**SUPPLIED INFORMATION**

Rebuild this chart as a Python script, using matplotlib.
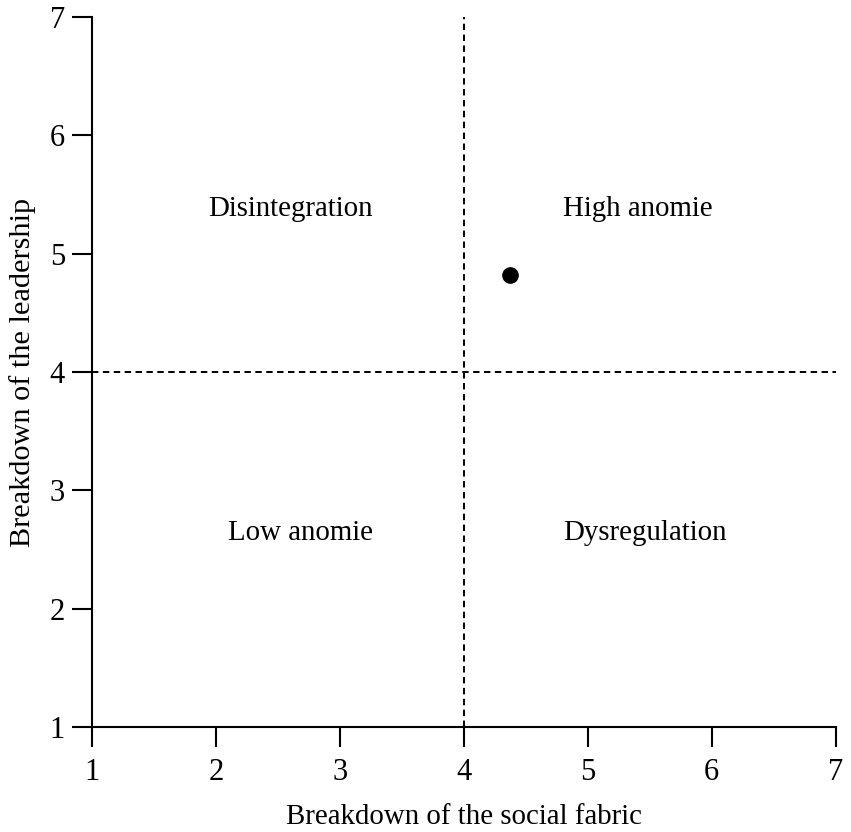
import matplotlib
matplotlib.use("Agg")
from matplotlib import pyplot as plt

plt.rcParams["font.family"] = ["Liberation Serif", "DejaVu Serif"]

# data
social_fabric = [4.37]
leadership = [4.82]
cut_x = 4
cut_y = 4
quadrant_names = ["Disintegration", "High anomie", "Low anomie", "Dysregulation"]
quadrant_x = [2.6, 5.4, 2.68, 5.46]
quadrant_y = [5.38, 5.38, 2.64, 2.64]
ticks = [1, 2, 3, 4, 5, 6, 7]

fig = plt.figure(figsize=(8.51, 8.32), dpi=100)
ax = fig.add_axes([0.108, 0.126, 0.874, 0.8536])

ax.axvline(cut_x, color="black", lw=1.4, linestyle=(0, (3.3, 2.3)))
ax.axhline(cut_y, color="black", lw=1.4, linestyle=(0, (3.3, 2.3)))
ax.plot(social_fabric, leadership, "o", color="black", markersize=11)

for name, x, y in zip(quadrant_names, quadrant_x, quadrant_y):
    ax.text(x, y, name, ha="center", va="center", fontsize=20.8)

ax.set_xlim(1, 7)
ax.set_ylim(1, 7)
ax.set_xticks(ticks)
ax.set_yticks(ticks)
ax.tick_params(direction="out", length=14.4, width=1.5, labelsize=22)
ax.tick_params(axis="x", pad=8)
ax.tick_params(axis="y", pad=5)
for side in ["top", "right"]:
    ax.spines[side].set_visible(False)
for side in ["left", "bottom"]:
    ax.spines[side].set_linewidth(1.5)

ax.set_xlabel("Breakdown of the social fabric", fontsize=20.8, labelpad=12)
ax.set_ylabel("Breakdown of the leadership", fontsize=21.8, labelpad=10)

fig.savefig("out.png", dpi=100)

**EXERCISE DESCRIPTION**
Up to and including the line containing "ticks = [1, 2, 3, 4, 5, 6, 7]", repeat every line from the start of the data, but none of the pictures.

**RESPONSE BELOW**
Rebuild this chart as a Python script, using matplotlib.
import matplotlib
matplotlib.use("Agg")
from matplotlib import pyplot as plt

plt.rcParams["font.family"] = ["Liberation Serif", "DejaVu Serif"]

# data
social_fabric = [4.37]
leadership = [4.82]
cut_x = 4
cut_y = 4
quadrant_names = ["Disintegration", "High anomie", "Low anomie", "Dysregulation"]
quadrant_x = [2.6, 5.4, 2.68, 5.46]
quadrant_y = [5.38, 5.38, 2.64, 2.64]
ticks = [1, 2, 3, 4, 5, 6, 7]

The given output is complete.